According to the latest docket posted, on February 2, 2001, the case was reopened. On February 20, 2001, the Court entered the Order that the action was dismissed with prejudice as requested against defendant Nu-Kote Holding, Inc., and that plaintiff's claims against other defendants remain open. On September 7, 2001, the Court entered the Memorandum Opinion and Order granting the remaining defendants’ motions to dismiss and denied the plaintiffs’ motion to certify the class action. Judgment was further entered that day and the case was closed. On September 10, 2002, the plaintiff filed a notice of appeal. On November 7, 2002, the Court entered the Order of the U.S. Court of Appeals. Pursuant to the agreed motion of the parties, Lori Lemmer and Hans Paffhausen, portions of the appeal of Lemmer v. Paffhausen were dismissed. On September 8, 2003, the Court entered the Judgment/Mandate of the USCA which affirmed the Judgment of the District Court.

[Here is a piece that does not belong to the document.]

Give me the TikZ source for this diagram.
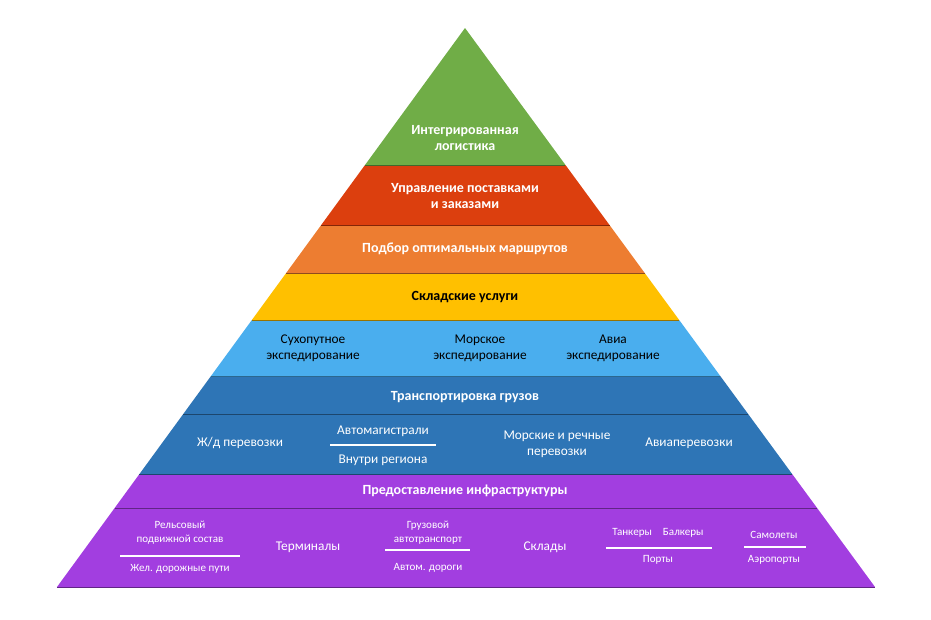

As previously reported by the Company’s FORM 10-K For The Fiscal Year Ended March 31, 1999, all proceedings in this case have been stayed as a result of Nu-kote's filing for protection under Chapter 11 of the U.S. Bankruptcy Code. On September 28, 1999, Nu-kote's lead bankruptcy counsel was notified by the United States District Court for the Northern District of Texas that this case was to be administratively closed.
The complaint charges Nu-kote and certain of its officers and directors with violations of the Securities Exchange Act of 1934. The complaint alleges that defendants knowingly made false and misleading statements about the success of Nu-kote's 1995 acquisition of Pelikan Products (a large European seller of impact and non-impact printing products), the strong demand for, and market acceptance of, Nu-kote's products, Nu-kote's successful transition from sales of impact products to non-impact products, including its state-of-the-art manufacturing facilities in the U.S. and Europe, its technological research and development expertise that purportedly enabled it to rapidly develop large numbers of new products, including piezoelectric non-impact printer heads and related products and Nu-kote's prospects for strong earnings per share growth during FY97-FY98, while reporting false financial results, including inflated earnings per share for the 4thQ of FY96 and the 1stQ, 2ndQ and 3rdQ of FY97. As a result of these allegedly false statements, assurances and forecasts, Nu- kote's stock advanced from $10-3/8 per share in March 1995 to a Class Period high of $22-1/2 in November 1995, a 100%+ increase. However, beginning in mid- 1996, Nu-kote began to report disappointing lower-than-forecasted results, followed by large and escalating losses. Despite Nu-kote's continuing reassurances that its problems were temporary and could be or were being overcome and it would return to profitability, it did not. In FY97, it suffered a huge $49 million, $2.28 per share loss, followed by more losses in FY98 to date, due to the failure of the Pelikan merger, including the inability to successfully integrate Pelikan's operations into Nu-kote's, much larger than forecast "restructuring" charges due to the closing of outdated, uneconomical manufacturing facilities, the failure to generate sufficient sales of non- impact printing products to offset the decline in the sales of impact printing products, the failure to successfully develop commercially viable products based on the piezoelectric technology and huge writedowns of excess, over- valued impact printing supply products. Nu-kote's stock collapsed to less than $1 per share, 99% below its Class Period high, Nu-kote's Board sold off non- essential assets to raise cash to permit the Company to continue operations and put the Company up for sale, as its ability to continue in business as a separate entity was now very much in doubt.